# WHAT THE EXERCISE ASKS
Write out the listing, please, but only from its first line through the line containing "FS, FS_BIG, FS_SUB = 19.0, 30.0, 20.0", exactly as given and without pictures.

# Start of DATA LINES

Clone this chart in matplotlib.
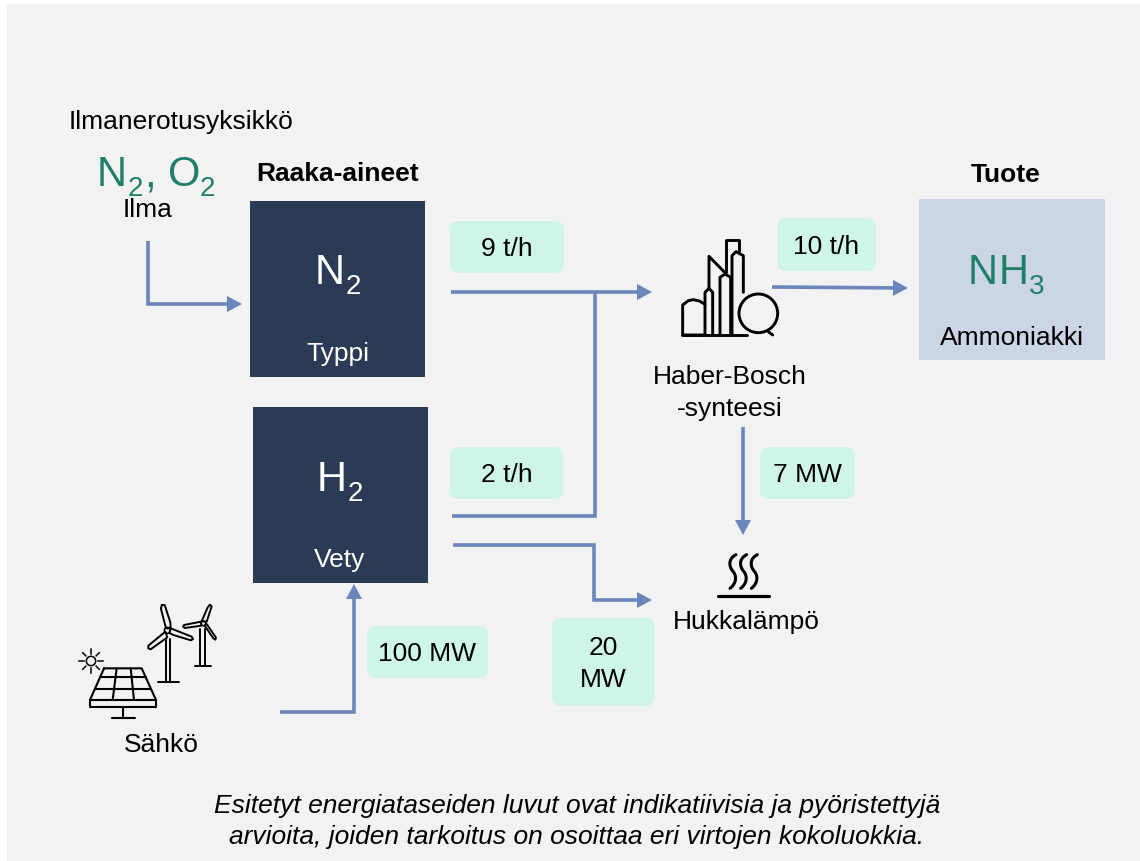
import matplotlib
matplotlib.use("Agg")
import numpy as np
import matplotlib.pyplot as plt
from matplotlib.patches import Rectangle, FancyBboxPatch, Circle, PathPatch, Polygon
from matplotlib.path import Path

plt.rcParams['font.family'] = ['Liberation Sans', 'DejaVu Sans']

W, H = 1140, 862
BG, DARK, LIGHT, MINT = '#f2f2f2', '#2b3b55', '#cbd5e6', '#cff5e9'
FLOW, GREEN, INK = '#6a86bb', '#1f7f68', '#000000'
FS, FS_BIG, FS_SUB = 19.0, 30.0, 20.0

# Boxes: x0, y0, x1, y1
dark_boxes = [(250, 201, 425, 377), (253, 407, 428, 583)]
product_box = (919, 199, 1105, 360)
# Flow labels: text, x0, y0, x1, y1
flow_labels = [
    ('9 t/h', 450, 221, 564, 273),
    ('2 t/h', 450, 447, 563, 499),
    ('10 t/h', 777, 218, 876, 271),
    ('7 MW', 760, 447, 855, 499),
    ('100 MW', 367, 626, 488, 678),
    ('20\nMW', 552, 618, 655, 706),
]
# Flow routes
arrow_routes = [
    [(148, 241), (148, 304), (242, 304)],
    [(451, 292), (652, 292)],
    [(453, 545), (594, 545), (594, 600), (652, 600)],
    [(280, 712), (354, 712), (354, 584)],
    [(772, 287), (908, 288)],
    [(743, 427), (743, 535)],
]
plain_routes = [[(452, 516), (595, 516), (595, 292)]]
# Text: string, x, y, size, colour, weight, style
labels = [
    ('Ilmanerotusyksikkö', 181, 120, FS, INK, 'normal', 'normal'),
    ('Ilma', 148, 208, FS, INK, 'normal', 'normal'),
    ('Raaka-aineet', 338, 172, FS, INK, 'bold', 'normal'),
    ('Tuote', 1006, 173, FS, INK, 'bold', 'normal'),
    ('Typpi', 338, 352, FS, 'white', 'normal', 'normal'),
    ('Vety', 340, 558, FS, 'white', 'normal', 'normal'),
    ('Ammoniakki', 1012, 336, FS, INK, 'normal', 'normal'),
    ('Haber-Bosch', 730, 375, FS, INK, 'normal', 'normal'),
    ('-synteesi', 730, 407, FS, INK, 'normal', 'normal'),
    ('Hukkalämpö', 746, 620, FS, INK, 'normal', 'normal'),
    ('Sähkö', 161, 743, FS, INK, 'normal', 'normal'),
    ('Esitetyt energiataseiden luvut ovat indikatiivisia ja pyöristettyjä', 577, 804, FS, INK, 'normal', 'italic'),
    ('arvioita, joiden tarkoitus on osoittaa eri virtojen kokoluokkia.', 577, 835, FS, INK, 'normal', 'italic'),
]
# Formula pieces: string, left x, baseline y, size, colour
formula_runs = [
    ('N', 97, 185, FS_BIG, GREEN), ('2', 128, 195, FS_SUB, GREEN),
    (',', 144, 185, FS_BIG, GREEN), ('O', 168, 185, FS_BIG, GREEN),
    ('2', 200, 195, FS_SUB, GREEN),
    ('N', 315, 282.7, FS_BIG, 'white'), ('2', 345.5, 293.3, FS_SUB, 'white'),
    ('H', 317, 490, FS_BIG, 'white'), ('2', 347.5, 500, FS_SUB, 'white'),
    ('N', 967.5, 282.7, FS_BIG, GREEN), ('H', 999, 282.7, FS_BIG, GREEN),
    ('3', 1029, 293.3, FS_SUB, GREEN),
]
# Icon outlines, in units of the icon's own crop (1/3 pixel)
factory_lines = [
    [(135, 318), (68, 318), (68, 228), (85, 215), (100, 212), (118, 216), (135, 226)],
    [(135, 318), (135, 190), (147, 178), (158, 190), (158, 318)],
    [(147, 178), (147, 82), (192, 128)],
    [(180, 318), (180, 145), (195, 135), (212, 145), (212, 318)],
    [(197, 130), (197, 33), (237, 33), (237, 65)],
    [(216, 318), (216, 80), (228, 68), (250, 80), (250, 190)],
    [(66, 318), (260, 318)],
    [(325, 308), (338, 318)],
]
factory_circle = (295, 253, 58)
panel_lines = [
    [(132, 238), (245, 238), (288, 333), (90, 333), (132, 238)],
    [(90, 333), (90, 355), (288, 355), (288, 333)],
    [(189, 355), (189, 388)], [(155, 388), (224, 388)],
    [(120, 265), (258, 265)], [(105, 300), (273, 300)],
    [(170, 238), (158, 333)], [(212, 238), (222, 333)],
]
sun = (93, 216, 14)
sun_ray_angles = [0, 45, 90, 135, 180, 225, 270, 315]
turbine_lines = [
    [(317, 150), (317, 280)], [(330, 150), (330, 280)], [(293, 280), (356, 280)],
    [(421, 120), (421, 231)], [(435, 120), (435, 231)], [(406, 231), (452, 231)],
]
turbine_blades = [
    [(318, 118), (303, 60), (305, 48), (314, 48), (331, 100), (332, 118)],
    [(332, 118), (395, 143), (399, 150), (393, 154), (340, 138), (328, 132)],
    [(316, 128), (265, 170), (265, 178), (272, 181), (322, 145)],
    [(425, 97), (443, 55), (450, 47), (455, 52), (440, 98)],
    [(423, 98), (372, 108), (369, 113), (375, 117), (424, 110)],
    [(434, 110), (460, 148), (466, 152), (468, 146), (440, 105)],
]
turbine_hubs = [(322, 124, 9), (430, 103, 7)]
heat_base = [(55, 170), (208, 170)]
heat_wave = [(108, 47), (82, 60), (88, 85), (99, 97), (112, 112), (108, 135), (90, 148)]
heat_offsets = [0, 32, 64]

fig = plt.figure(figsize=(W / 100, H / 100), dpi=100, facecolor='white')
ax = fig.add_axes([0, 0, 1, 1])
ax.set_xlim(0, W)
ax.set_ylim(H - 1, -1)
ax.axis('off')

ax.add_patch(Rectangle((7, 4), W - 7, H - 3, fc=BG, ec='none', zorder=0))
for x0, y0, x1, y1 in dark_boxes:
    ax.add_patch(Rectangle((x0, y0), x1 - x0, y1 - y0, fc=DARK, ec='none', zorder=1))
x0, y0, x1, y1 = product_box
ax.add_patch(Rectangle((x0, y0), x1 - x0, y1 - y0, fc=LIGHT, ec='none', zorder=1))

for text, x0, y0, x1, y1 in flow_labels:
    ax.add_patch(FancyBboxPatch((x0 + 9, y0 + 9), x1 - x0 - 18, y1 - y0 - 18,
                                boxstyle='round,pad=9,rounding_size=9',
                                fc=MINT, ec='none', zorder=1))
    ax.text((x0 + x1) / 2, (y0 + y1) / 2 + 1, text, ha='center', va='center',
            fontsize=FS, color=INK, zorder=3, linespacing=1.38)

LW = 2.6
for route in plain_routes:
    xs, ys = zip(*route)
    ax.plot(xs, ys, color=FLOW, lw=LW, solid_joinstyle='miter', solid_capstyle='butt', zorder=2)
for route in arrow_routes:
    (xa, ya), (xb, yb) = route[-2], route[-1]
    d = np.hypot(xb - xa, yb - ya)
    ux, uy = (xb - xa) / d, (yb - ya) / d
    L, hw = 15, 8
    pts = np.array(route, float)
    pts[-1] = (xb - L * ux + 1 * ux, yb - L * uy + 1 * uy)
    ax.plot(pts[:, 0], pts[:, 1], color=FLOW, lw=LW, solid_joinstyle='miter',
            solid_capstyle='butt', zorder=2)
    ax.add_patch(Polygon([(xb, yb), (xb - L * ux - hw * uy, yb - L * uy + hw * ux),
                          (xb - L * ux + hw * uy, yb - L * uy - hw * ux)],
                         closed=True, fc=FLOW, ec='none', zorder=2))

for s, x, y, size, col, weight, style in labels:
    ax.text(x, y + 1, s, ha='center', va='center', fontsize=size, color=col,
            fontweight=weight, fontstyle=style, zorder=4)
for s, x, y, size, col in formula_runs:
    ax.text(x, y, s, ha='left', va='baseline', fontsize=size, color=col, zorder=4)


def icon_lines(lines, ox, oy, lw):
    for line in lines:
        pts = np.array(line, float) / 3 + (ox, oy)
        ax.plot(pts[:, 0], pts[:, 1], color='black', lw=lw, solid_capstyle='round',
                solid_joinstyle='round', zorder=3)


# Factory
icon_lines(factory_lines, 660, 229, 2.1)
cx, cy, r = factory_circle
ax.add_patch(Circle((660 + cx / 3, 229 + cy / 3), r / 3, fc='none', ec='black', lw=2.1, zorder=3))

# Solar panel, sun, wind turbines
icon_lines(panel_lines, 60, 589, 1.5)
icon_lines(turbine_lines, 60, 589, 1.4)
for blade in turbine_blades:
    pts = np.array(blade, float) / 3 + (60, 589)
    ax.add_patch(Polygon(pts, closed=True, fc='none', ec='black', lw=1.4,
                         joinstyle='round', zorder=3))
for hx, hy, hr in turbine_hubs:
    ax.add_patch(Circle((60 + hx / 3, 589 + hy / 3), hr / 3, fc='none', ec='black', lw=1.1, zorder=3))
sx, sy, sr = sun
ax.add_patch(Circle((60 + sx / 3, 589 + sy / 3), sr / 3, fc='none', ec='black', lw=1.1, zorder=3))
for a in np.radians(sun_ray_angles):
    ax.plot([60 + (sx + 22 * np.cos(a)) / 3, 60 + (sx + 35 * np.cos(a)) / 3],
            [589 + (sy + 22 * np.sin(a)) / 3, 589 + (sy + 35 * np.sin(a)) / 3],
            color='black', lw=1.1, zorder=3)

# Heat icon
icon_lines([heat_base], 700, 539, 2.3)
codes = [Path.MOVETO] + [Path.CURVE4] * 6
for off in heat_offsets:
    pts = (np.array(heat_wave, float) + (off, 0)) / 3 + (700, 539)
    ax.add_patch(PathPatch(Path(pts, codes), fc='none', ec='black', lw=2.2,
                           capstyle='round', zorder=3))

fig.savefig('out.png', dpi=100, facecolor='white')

# End of DATA LINES

# PROBLEM SOLUTION
Clone this chart in matplotlib.
import matplotlib
matplotlib.use("Agg")
import numpy as np
import matplotlib.pyplot as plt
from matplotlib.patches import Rectangle, FancyBboxPatch, Circle, PathPatch, Polygon
from matplotlib.path import Path

plt.rcParams['font.family'] = ['Liberation Sans', 'DejaVu Sans']

W, H = 1140, 862
BG, DARK, LIGHT, MINT = '#f2f2f2', '#2b3b55', '#cbd5e6', '#cff5e9'
FLOW, GREEN, INK = '#6a86bb', '#1f7f68', '#000000'
FS, FS_BIG, FS_SUB = 19.0, 30.0, 20.0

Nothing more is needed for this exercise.